Teatime am Meer
Wie in einer Fata Morgana erhebt sich ein skulpturenartiges Wesen am Strand von Littlehampton. Dort in West Sussex im Süden Englands, nur 90 Minuten entfernt von der pulsierenden Metropole London, scheint man sich in einer anderen Welt zu befinden. Direkt am Meer hat das Architekturbüro Studio Heatherwick ein außergewöhnliches Gebäude entworfen: Das East Beach Café. Hier kann man im Sommer essen und trinken, Freunde treffen oder einfach nur aufs Wasser schauen und dem Müßiggang frönen.
Archiskulptur
Der als Designer an der Manchester Metropolitan University und am Londoner Royal College of Art ausgebildete Thomas Heatherwick hat das Architektur- und Designbüro Heatherwick Studio 1994 gegründet und residiert in der Nähe des Londoner Bahnhofs Kings Cross. Sein besonderes Interesse gilt neben der Architektur und dem Produktdesign auch der Beschäftigung mit dem Skulpturalen, was an diesem Projekt besonders gut ablesbar ist: meint man doch eher eine begehbare Skulptur als ein traditionelles Gebäude vor sich zu haben. Wellenförmig schwingt sich die Fassade entlang des Wassers und gibt durch quer über die gesamte Fassade laufende Glasfenster und -türen den Blick frei aufs Meer.
Auftraggeber des 205 Quadratmeter großen East Beach Cafés war das Unternehmen Brownfield Catering, Fertigstellung des Projekts im Juni 2007. Thomas Heatherwick beschreibt die Idee des Gebäudes folgendermaßen: "The seaside at Littlehampton has a raw beauty. It isn't fiddly or fuzzy, or about dolphins and anchors, and our building has been designed to fit into this context. Our challenge is to build a functional and durable structure on a tight budget, where you can eat a Mr. Whippy or drink Dom Perignon." Ursprünglich gab es auf dem Gelände bereits einen Verkaufskiosk, der aber bei schlechtem Wetter keinen Schutz bot und deshalb abgerissen wurde. Das neue Café bietet nun Platz für 45 Gäste im Innen- und 80 Gäste im Außenraum, der über Holzplanken direkt an den Strand verlängert wird.
Das Meer stand Pate
Der Unterschied zur klassisch-weißen Bäderarchitektur Südenglands könnte größer nicht sein: Beim East Beach Café handelt es sich um ein einstöckiges Gebäude, das nach Süden ausgerichtet ist. Die lang gestreckte Form orientiert sich in ihrer Ausrichtung am alles beherrschenden Horizont. Beim Bau des Gebäudes spielte die Wahl der Materialien eine entscheidende Rolle. Dabei ging es nicht nur um die Herstellung eines optischen Erlebnisses, sondern auch darum, die Fassade dem rauen Meeresklima anzupassen. Ins Auge sticht vor allem die Außenverkleidung, die mit der Zeit verrostet, ohne in ihrer Substanz angegriffen zu werden. Sie wurde mit einem Spezialanstrich auf Öl-Basis versehen, um sie vor Wind und Wasser zu schützen. Das innen spartanisch in hellen Farben eingerichtete Café lebt vor allem von seiner spektakulären Lage am Meer und der für diesen Ort außergewöhnlichen Architektur Heatherwicks.

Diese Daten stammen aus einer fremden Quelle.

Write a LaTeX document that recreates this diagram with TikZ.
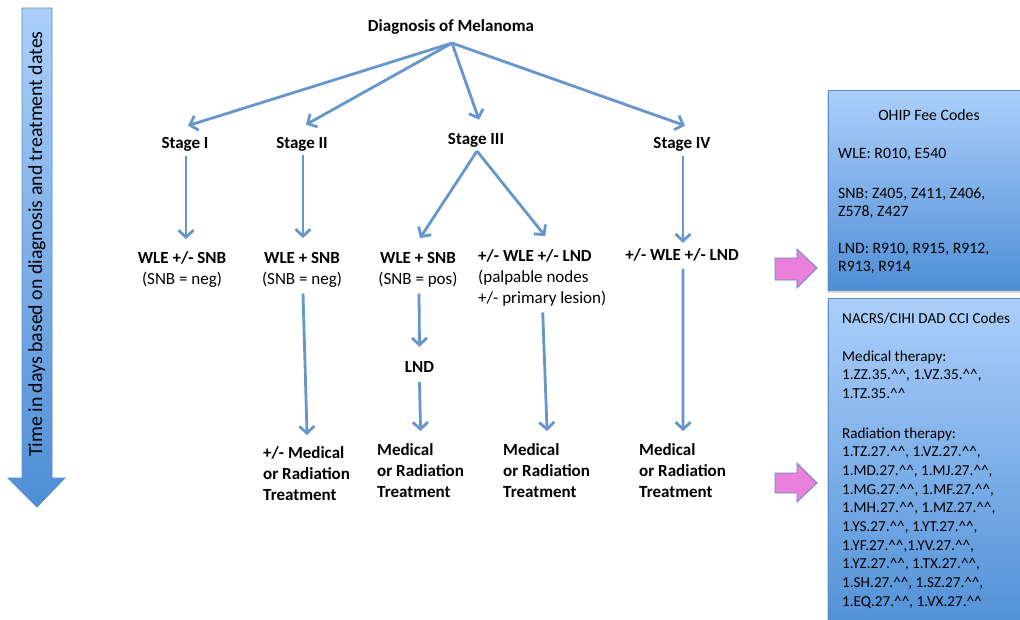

Das Meer stand auch Pate bei der Gestaltung der Speisekarte. Die Betreiber des Restaurants, Jane Wood und ihre Tochter Sophie Murray, bieten ihren Gästen saisonale Gerichte, viele davon von lokalen Produzenten. Sie erinnern an das maritime Umfeld des Cafés: Auf dem Menü stehen beispielsweise marinierte Shrimps, Rollmops oder geräucherte Makrelen. Der Fisch-Liebhaber kommt hier voll auf seine Kosten.
Von Ost nach West
Das East Beach Café ist solch eine Erfolgsgeschichte, dass noch diesen Monat das West Beach Café des jungen Architekten Asif Kahn eröffnet wird. Er zeichnet neben der Architektur auch für die Gestaltung von Tischen, Stühlen und Beleuchtungssystem verantwortlich. Wer organische Formen wie beim East Beach Café nicht so schätzt und es lieber geradlinig mag, ist hier richtig und das Besondere daran: Möbel, Licht, Stahlrahmen-Konstruktion und die Fenster wurden alle in Littlehampton gefertigt. Die Küche im West Beach Café ist auf ein ur-englisches Gericht spezialisiert: Fish and Chips. Dazu noch ein frisch gezapftes Half Pint in der Hand und der Sturm kann kommen.